During the production of recombinant glycoproteins, even slight process variations might lead to changes in glycosylation. Unlike the primary sequence of a protein (that can be engineered at the DNA level), the structure of glycans is not encoded in the genome. The cells’ metabolic rate, the availability of nutrients, and the fermentation conditions effect the levels of precursors (nucleotide sugars) and biosynthetic enzymes, which ultimately determine the exact glycan composition. Therefore, it is critical to monitor glycosylation during the manufacturing of a biological drug.
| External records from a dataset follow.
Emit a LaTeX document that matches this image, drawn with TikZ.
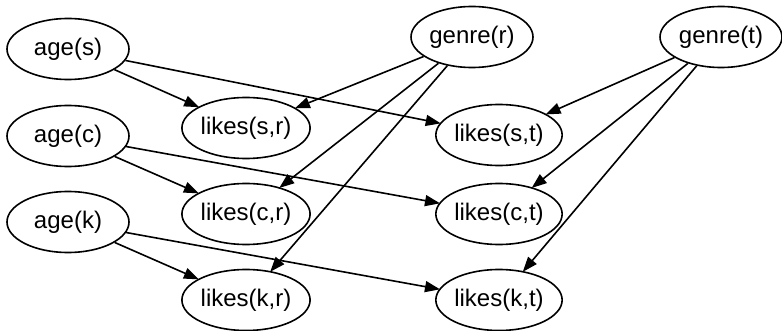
\documentclass[tikz,border=0pt]{standalone}
\usepackage{fontspec}
\setmainfont{Liberation Sans}
\usetikzlibrary{shapes.geometric}
\usetikzlibrary{arrows.meta}

\begin{document}
\begin{tikzpicture}[x=1pt, y=-1pt,
        var/.style={ellipse, draw, line width=1.6pt, minimum width=122pt, minimum height=61pt, inner sep=0pt, font=\fontsize{24}{28}\selectfont},
        dep/.style={-{Triangle[length=15pt, width=11pt]}, line width=1.6pt, shorten >=-1pt}]
        \useasboundingbox (0, 0) rectangle (782, 331);

        \node[var] (as) at (68, 49) {age(s)};
        \node[var] (ac) at (68, 136) {age(c)};
        \node[var] (ak) at (68, 222) {age(k)};

        \node[var] (gr) at (472, 37) {genre(r)};
        \node[var] (gt) at (721, 37) {genre(t)};

        \node[var] (lsr) at (246, 128) {likes(s,r)};
        \node[var] (lcr) at (246, 214) {likes(c,r)};
        \node[var] (lkr) at (246, 300) {likes(k,r)};

        \node[var] (lst) at (499, 135) {likes(s,t)};
        \node[var] (lct) at (499, 214) {likes(c,t)};
        \node[var] (lkt) at (499, 300) {likes(k,t)};

        \draw[dep] (as) -- (lsr);
        \draw[dep] (as) -- (lst);
        \draw[dep] (ac) -- (lcr);
        \draw[dep] (ac) -- (lct);
        \draw[dep] (ak) -- (lkr);
        \draw[dep] (ak) -- (lkt);

        \draw[dep] (gr) -- (lsr);
        \draw[dep] (gr) -- (lcr);
        \draw[dep] (gr) -- (lkr);
        \draw[dep] (gt) -- (lst);
        \draw[dep] (gt) -- (lct);
        \draw[dep] (gt) -- (lkt);
    \end{tikzpicture}
\end{document}
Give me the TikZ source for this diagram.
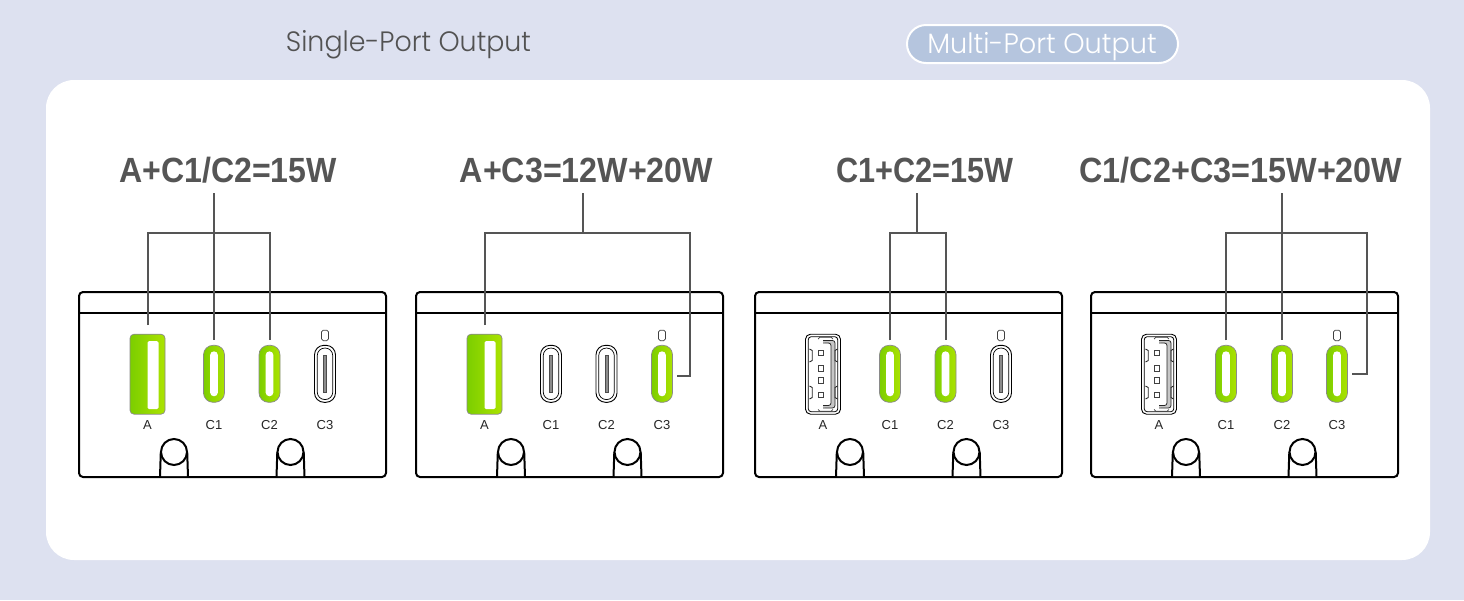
\documentclass[tikz,border=0pt]{standalone}
\usepackage{fontspec}
\usepackage{graphicx}
\setmainfont{Liberation Sans}
\newfontfamily\headfont{Poppins Light}
\usetikzlibrary{calc}
\definecolor{pagebg}{HTML}{DDE1F0}
\definecolor{pillfill}{HTML}{B5C5DE}
\definecolor{wirecol}{HTML}{555555}
\definecolor{greenL}{HTML}{7CCE00}
\definecolor{greenR}{HTML}{ABE300}
\definecolor{edgegray}{HTML}{8A8A8A}
\tikzset{
  wire/.style={draw=wirecol,line width=2pt},
  chassis/.style={draw=black,line width=2pt,fill=white,rounded corners=4pt,minimum width=307pt,minimum height=185pt,inner sep=0pt,outer sep=0pt,anchor=north west},
  portbase/.style={inner sep=0pt,outer sep=0pt},
  cshell/.style={portbase,minimum width=21pt,minimum height=57pt,rounded corners=9.5pt},
  ashell/.style={portbase,minimum width=35pt,minimum height=80pt,rounded corners=4pt},
  liton/.style={draw=edgegray,line width=.7pt,left color=greenL,right color=greenR},
  litoff/.style={draw=black,line width=.9pt,fill=white},
  slotwhite/.style={portbase,fill=white},
  portlabel/.style={font=\fontsize{13}{15}\selectfont,text=black!85,inner sep=0pt},
  titletext/.style={font=\fontsize{35}{38}\selectfont\bfseries,text=wirecol,minimum height=46pt,inner sep=0pt,outer sep=0pt},
  headtext/.style={font=\headfont\fontsize{28}{32}\selectfont,inner sep=0pt,anchor=base},
  knob/.style={draw=black,line width=2pt,fill=white},
}
% USB-C socket lit green
\newcommand{\conport}[3]{%
  \node[cshell,liton] (#1) at (#2,373.8) {};
  \node[slotwhite,minimum width=7.8pt,minimum height=45pt,rounded corners=3.9pt] (#1-slot) at (#1) {};
  \node[portlabel] (#1-lb) at (#2,425) {#3};
}
% USB-C socket idle, with a double outline and a central blade
\newcommand{\coffport}[3]{%
  \node[cshell,litoff] (#1) at (#2,373.8) {};
  \node[portbase,draw=black,line width=.7pt,minimum width=15.5pt,minimum height=51.5pt,rounded corners=7.5pt] (#1-rim) at (#1) {};
  \node[portbase,draw=black!70,fill=black!45,line width=.5pt,minimum width=2.6pt,minimum height=37pt] (#1-slot) at (#1) {};
  \node[portlabel] (#1-lb) at (#2,425) {#3};
}
% Small device mark over the C3 socket
\newcommand{\lockmark}[2]{%
  \node[portbase,draw=black!75,line width=.7pt,fill=white,minimum width=7pt,minimum height=10.5pt,rounded corners=1.8pt] (#1) at (#2,335.4) {};
}
% USB-A socket lit green
\newcommand{\aonport}[2]{%
  \node[ashell,liton] (#1) at (#2,374.2) {};
  \node[slotwhite,minimum width=11pt,minimum height=68pt,rounded corners=1.5pt] (#1-slot) at (#2+5.5,375.2) {};
  \node[portlabel] (#1-lb) at (#2,425) {A};
}
% USB-A socket idle: shell, open tongue, four pins and four clips
\newcommand{\aoffport}[2]{%
  \node[ashell,litoff,rounded corners=5pt] (#1) at (#2,374.2) {};
  \node[portbase,draw=black,line width=.8pt,minimum width=29.5pt,minimum height=75pt,rounded corners=3pt] (#1-rim) at (#1) {};
  % tab lines at the top and bottom of the shell
  \draw[black!75,line width=.7pt] (#2-5,339) -- (#2-3,337.2) -- (#2+8,337.2) -- (#2+10,339);
  \draw[black!75,line width=.7pt] (#2-5,409.5) -- (#2-3,411.3) -- (#2+8,411.3) -- (#2+10,409.5);
  % tongue, open towards the pins
  \fill[black!22,rounded corners=2.5pt] (#2,340.5) -- (#2+12,340.5) -- (#2+12,408) -- (#2,408) -- (#2,405.5) -- (#2+8,405.5) -- (#2+8,343) -- (#2,343) -- cycle;
  \draw[black!85,line width=.8pt,rounded corners=2.5pt] (#2,340.5) -- (#2+12,340.5) -- (#2+12,408) -- (#2,408);
  \draw[black!85,line width=.8pt,rounded corners=2.5pt] (#2,343) -- (#2+8,343) -- (#2+8,405.5) -- (#2,405.5);
  \foreach \py in {352.7,368.2,380.2,394.7}
    \draw[black!75,line width=.7pt,fill=white] (#2-4.8,\py-2.7) rectangle (#2+.3,\py+2.7);
  \foreach \py/\pz in {349/362,386/399}{
    \draw[black!85,line width=.9pt] (#2-13.5,\py) -- (#2-10.8,\py+1.5) -- (#2-10.8,\pz-1.5) -- (#2-13.5,\pz);
    \draw[black!85,line width=.9pt] (#2+14.5,\py) -- (#2+12,\py+1.5) -- (#2+12,\pz-1.5) -- (#2+14.5,\pz);
  }
  \node[portlabel] (#1-lb) at (#2,425) {A};
}
% Device housing with its divider and two feet; #1 is the id, #2 the left edge
\newcommand{\housing}[2]{%
  \node[chassis] (#1) at (#2,292) {};
  \draw[black,line width=2pt] (#2,313) -- (#2+307,313);
  \foreach \kx in {95,211.5}{
    \fill[white] (#2+\kx-14,476) -- (#2+\kx-13.2,452) -- (#2+\kx+13.2,452) -- (#2+\kx+14,476) -- cycle;
    \draw[black,line width=2pt] (#2+\kx-14,477) -- (#2+\kx-13.2,452) (#2+\kx+13.2,452) -- (#2+\kx+14,477);
    \draw[knob] (#2+\kx,452) circle[radius=13];
  }
}
\begin{document}
\begin{tikzpicture}[x=1pt,y=-1pt]
\useasboundingbox (0,0) rectangle (1464,600);
\fill[pagebg] (0,0) rectangle (1464,600);
\fill[white,rounded corners=28pt] (46,80) rectangle (1430,560);

% Column headings
\node[headtext,text=black!68] (headsingle) at (408.5,51.7) {\scalebox{.96}[1]{Single-Port Output}};
\node[draw=white,line width=2pt,fill=pillfill,rounded corners=19pt,minimum width=271pt,minimum height=38pt,inner sep=0pt] (pill) at (1042.5,44) {};
\node[headtext,text=white] (headmulti) at (1042,53.3) {\scalebox{.97}[1]{Multi-Port Output}};

% Power titles
\node[titletext] (t1) at (228,170) {\scalebox{.917}[1]{A+C1/C2=15W}};
\node[titletext] (t2) at (586.5,170) {\scalebox{.921}[1]{A+C3=12W+20W}};
\node[titletext] (t3) at (925,170) {\scalebox{.876}[1]{C1+C2=15W}};
\node[titletext] (t4) at (1241,170) {\scalebox{.925}[1]{C1/C2+C3=15W+20W}};

% Housings
\housing{d1}{79}
\housing{d2}{416}
\housing{d3}{755}
\housing{d4}{1091}

% Ports of each device
\aonport{d1A}{147.5}
\conport{d1C1}{214}{C1}
\conport{d1C2}{269.5}{C2}
\coffport{d1C3}{325}{C3}
\lockmark{d1L}{325}

\aonport{d2A}{484.5}
\coffport{d2C1}{551}{C1}
\coffport{d2C2}{606.5}{C2}
\conport{d2C3}{662}{C3}
\lockmark{d2L}{662}

\aoffport{d3A}{823}
\conport{d3C1}{890}{C1}
\conport{d3C2}{945.5}{C2}
\coffport{d3C3}{1001}{C3}
\lockmark{d3L}{1001}

\aoffport{d4A}{1159}
\conport{d4C1}{1226}{C1}
\conport{d4C2}{1282}{C2}
\conport{d4C3}{1337}{C3}
\lockmark{d4L}{1337}

% Bus junctions and outer corners of the connectors
\coordinate (j1) at (214,233);
\coordinate (j2) at (583,233);
\coordinate (j3) at (917,233);
\coordinate (j4) at (1282,233);
\coordinate (r2) at (690,233);
\coordinate (r4) at (1367,233);

% First device
\draw[wire] (t1.south -| j1) -- (j1);
\draw[wire,shorten <=9pt,shorten >=5pt] (d1A.north) |- (j1) -| (d1C2.north);
\draw[wire,shorten >=5pt] (j1) -- (d1C1.north);

% Second device
\draw[wire] (t2.south -| j2) -- (j2);
\draw[wire,shorten <=9pt,shorten >=4pt] (d2A.north) |- (j2) -- (r2) |- ([yshift=-2pt]d2C3.east);

% Third device
\draw[wire] (t3.south -| j3) -- (j3);
\draw[wire,shorten <=5pt,shorten >=5pt] (d3C1.north) |- (j3) -| (d3C2.north);

% Fourth device
\draw[wire] (t4.south -| j4) -- (j4);
\draw[wire,shorten <=5pt,shorten >=4pt] (d4C1.north) |- (j4) -- (r4) |- (d4C3.east);
\draw[wire,shorten >=5pt] (j4) -- (d4C2.north);
\end{tikzpicture}
\end{document}
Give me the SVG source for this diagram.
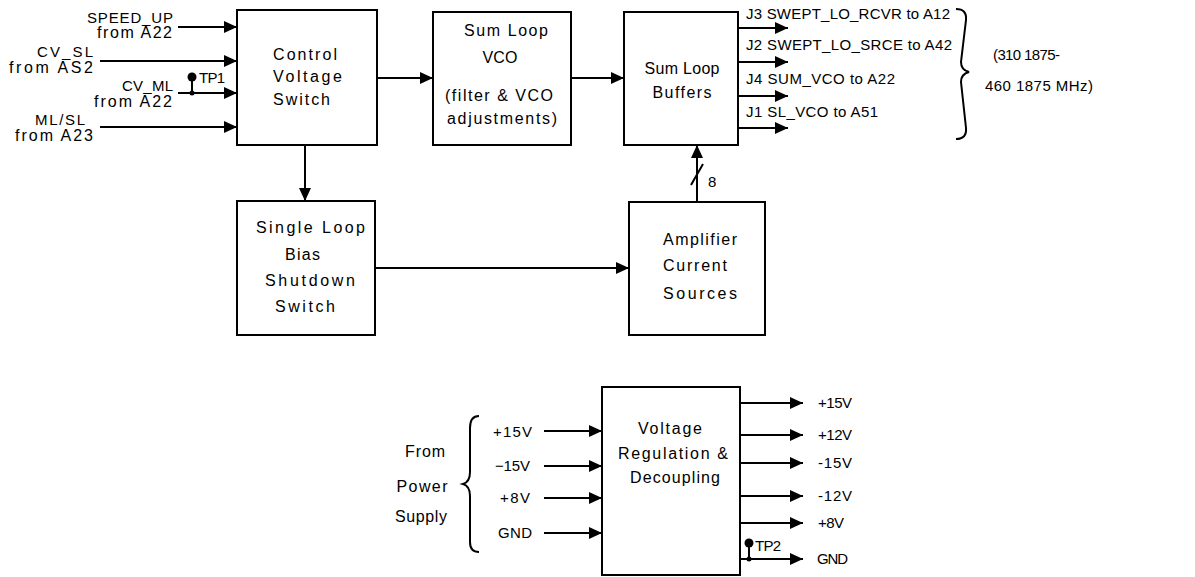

- Modern quality-by-design (QbD) and continuous manufacturing principles demand glycan analysis methods that are fast, high-throughput, accurate, reproducible, and flexible.
- To overcome time constraints in N-glycan release by PNGase F, NEB developed a novel enzyme, Rapid™ PNGase F (P0710), for deglycosylation of antibodies and fusion proteins in minutes. Rapid™ PNGase F completely removes all N-glycan sites without bias, allowing the measurement of all species (regardless of abundance) with accuracy.
- N-glycans have to be labeled with fluorescent tags for sensitive detection and quantitation during liquid chromatography coupled with fluorescence detection (LC-FLD). These fluorescent tags might also assist ionization for mass spectrometry (MS), or bear charges for capillary electrophoresis (CE). Commonly used tags are 2-aminobenzamide (2AB), 2-aminobenzoic acid (2AA), procainamide (PCA), and 8-Aminopyrene-1,3,6-trisulfonic acid (APTS, which is used in CE).
- These tags are introduced via reductive amination, in the presence of an acid catalyst and a reducing agent.
- Detailed structural analysis of released N-glycans is possible by a combination of LC-MS analysis, which identifies N-glycans by retention time and exact mass, coupled with an exoglycosidase array analysis (N-Glycan Sequencing Kit E0577s).